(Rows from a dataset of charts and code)
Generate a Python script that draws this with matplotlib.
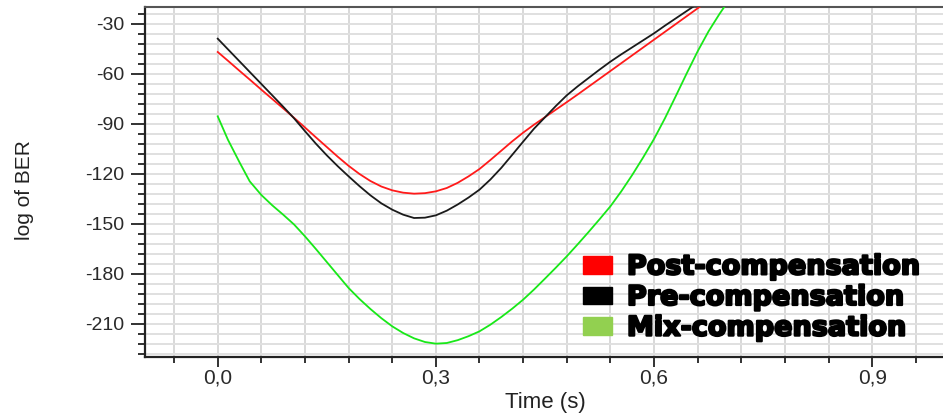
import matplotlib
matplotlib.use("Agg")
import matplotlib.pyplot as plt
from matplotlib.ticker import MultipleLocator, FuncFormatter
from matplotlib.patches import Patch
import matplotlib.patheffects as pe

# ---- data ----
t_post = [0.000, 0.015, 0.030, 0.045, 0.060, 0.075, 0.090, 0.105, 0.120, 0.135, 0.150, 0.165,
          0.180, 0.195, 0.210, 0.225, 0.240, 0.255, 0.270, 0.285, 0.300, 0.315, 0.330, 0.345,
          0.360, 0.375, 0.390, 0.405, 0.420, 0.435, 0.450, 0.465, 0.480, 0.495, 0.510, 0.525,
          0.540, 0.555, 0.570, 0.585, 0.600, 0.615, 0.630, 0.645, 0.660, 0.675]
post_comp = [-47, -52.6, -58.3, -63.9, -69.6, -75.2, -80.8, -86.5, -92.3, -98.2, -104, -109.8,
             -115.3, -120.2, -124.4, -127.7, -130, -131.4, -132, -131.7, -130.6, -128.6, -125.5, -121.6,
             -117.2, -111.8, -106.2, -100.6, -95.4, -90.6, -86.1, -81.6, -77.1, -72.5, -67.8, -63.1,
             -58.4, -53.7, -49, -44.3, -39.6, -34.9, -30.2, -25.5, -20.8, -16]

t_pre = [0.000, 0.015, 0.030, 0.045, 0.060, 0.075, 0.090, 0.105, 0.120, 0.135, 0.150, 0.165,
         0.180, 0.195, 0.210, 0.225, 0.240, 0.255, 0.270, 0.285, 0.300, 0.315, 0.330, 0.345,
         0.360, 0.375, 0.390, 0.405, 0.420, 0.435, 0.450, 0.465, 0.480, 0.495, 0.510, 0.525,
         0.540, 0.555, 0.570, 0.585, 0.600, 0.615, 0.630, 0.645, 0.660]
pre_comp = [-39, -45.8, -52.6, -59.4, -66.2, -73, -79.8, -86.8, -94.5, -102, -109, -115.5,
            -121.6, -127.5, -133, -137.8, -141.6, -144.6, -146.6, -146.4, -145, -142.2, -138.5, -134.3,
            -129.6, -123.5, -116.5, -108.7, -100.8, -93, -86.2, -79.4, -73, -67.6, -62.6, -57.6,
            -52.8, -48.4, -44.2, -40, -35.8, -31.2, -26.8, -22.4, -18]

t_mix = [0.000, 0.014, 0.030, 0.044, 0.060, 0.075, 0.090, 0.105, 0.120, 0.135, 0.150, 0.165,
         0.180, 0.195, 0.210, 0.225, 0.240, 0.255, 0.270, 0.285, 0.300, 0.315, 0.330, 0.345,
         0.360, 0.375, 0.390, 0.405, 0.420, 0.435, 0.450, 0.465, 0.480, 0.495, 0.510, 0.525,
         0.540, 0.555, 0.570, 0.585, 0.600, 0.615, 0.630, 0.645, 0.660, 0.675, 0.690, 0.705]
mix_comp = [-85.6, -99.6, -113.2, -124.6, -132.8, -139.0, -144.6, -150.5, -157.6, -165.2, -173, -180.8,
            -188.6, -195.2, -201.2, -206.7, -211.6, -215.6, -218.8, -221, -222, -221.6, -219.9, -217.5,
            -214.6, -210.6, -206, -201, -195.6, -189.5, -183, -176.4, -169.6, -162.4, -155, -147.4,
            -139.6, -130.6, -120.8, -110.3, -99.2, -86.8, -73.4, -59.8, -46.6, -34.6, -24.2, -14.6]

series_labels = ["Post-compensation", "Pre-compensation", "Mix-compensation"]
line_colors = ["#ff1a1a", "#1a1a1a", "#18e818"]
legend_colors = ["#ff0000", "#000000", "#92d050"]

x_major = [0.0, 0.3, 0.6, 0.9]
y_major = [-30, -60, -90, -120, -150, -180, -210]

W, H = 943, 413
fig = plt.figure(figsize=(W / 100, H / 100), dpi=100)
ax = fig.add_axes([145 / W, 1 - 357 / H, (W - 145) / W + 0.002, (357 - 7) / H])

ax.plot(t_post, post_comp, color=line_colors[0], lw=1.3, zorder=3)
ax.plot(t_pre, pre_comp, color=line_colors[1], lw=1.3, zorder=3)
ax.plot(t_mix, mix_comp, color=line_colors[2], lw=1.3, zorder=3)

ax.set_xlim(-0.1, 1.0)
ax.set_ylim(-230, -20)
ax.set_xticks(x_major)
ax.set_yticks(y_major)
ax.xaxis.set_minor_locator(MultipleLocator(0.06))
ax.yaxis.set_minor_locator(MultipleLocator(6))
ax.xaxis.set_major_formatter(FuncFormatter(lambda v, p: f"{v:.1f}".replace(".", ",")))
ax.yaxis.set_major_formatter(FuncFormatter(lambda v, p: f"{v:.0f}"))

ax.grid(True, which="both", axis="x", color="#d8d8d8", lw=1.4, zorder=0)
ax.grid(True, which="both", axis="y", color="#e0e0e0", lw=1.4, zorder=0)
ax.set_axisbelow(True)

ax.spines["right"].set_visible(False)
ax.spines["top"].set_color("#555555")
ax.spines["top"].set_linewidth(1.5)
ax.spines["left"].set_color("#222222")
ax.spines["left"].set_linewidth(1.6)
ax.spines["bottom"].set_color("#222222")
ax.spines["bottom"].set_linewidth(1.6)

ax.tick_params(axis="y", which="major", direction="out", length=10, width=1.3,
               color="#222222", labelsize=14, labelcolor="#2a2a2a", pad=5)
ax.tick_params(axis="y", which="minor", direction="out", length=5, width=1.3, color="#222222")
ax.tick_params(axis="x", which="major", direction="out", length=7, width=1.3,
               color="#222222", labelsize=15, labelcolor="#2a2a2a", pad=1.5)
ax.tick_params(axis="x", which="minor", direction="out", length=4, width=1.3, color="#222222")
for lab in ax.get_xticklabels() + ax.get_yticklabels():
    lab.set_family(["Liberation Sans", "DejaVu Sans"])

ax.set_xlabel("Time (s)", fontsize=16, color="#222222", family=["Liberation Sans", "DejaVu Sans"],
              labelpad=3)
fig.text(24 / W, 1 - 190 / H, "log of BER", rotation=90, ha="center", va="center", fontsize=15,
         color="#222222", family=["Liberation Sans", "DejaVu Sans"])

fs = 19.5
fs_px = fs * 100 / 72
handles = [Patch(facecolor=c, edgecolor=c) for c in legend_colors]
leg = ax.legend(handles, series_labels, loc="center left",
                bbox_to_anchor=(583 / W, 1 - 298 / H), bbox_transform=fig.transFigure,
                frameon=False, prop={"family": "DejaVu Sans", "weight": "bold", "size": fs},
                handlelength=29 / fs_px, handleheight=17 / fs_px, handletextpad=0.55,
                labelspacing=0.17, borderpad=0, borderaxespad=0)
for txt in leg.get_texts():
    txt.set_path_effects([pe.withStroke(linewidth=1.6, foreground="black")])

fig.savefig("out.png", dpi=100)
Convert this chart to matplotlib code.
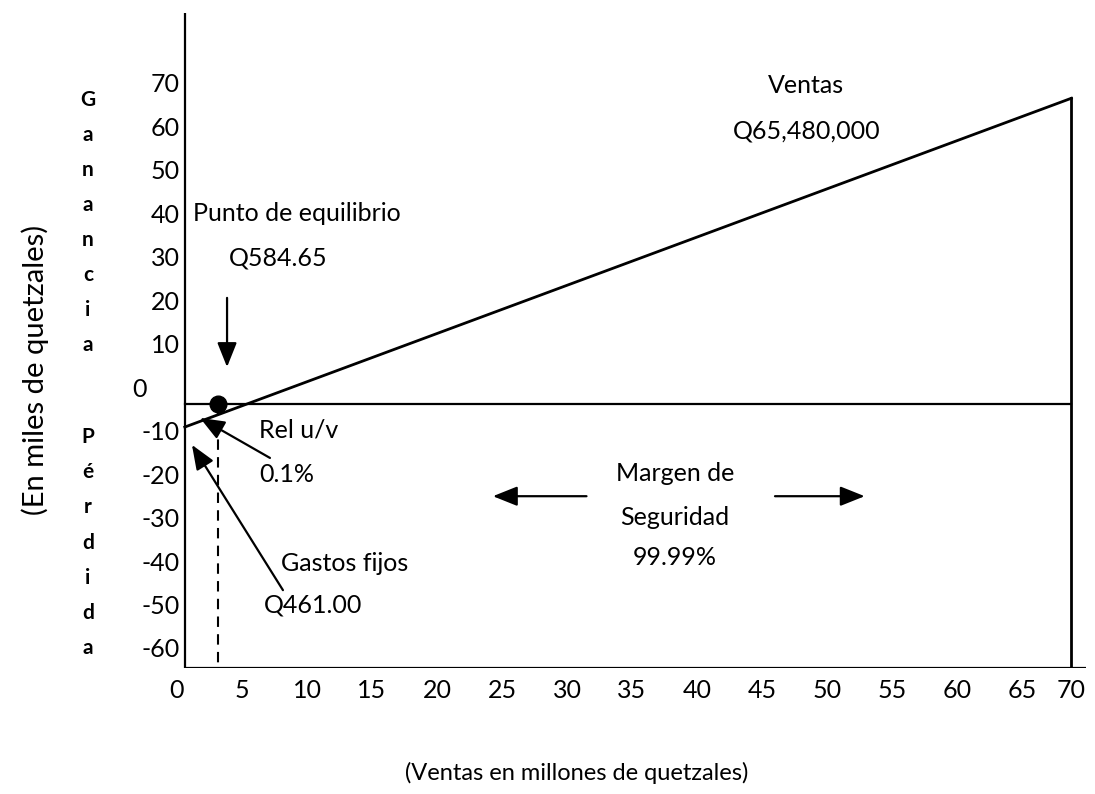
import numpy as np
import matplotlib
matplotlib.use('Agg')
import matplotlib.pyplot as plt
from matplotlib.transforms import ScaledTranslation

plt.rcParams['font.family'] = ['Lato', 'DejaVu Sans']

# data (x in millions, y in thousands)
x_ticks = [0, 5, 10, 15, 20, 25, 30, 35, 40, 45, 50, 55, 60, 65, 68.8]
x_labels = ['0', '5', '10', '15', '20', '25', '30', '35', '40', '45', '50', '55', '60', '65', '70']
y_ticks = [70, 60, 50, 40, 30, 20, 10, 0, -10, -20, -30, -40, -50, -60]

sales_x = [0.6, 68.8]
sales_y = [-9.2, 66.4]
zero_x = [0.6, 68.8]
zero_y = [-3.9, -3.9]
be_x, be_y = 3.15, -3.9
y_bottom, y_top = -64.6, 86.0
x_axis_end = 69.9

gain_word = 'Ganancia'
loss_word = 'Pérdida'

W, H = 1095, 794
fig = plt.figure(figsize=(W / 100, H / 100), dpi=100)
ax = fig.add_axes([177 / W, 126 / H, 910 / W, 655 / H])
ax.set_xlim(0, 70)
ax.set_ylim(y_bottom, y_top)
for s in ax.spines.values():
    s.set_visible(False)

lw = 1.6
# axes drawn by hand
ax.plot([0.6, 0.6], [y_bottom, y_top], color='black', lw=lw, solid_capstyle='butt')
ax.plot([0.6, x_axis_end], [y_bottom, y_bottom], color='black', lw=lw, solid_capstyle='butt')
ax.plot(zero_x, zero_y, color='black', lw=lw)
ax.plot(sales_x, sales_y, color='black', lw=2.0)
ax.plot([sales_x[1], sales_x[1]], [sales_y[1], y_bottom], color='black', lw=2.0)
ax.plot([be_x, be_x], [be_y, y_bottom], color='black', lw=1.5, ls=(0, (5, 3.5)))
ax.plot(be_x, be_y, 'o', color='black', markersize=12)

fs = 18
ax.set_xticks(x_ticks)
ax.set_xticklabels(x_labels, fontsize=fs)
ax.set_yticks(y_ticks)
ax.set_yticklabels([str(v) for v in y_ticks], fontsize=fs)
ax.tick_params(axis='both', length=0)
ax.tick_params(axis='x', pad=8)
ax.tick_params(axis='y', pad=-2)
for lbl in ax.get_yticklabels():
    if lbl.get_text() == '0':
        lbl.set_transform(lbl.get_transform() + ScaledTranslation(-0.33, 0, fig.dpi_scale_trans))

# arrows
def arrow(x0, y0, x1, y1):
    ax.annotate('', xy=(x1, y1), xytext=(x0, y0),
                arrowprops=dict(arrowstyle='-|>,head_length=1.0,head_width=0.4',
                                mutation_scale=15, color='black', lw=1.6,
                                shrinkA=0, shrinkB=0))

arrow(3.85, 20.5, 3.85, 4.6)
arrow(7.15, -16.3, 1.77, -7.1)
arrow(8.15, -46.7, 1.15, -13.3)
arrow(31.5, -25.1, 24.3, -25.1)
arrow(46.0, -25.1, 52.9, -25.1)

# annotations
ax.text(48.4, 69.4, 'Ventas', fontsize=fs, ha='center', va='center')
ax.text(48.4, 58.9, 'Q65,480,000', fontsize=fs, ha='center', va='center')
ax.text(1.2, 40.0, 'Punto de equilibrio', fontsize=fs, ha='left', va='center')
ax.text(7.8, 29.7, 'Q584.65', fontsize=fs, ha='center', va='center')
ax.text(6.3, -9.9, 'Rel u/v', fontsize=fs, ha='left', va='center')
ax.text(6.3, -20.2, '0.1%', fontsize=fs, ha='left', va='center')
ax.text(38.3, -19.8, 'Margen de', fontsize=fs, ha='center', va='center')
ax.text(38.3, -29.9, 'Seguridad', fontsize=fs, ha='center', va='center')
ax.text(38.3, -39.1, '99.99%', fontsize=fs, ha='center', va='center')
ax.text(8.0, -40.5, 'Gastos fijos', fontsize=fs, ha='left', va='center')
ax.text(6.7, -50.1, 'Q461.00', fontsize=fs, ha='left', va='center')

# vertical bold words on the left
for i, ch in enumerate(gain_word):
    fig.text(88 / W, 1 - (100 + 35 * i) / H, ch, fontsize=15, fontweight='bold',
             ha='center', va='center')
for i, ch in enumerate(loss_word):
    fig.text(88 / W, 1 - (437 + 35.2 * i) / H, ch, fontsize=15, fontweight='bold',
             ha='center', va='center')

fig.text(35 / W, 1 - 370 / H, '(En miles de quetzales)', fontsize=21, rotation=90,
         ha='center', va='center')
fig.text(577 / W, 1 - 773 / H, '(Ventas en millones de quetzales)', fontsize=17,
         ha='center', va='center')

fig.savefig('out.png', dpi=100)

● **Task instructions**
Copy nothing but the lines from the top of the data down to the line containing "import matplotlib.patheffects as pe", and leave the pictures out.

● **Response to the task**
Generate a Python script that draws this with matplotlib.
import matplotlib
matplotlib.use("Agg")
import matplotlib.pyplot as plt
from matplotlib.ticker import MultipleLocator, FuncFormatter
from matplotlib.patches import Patch
import matplotlib.patheffects as pe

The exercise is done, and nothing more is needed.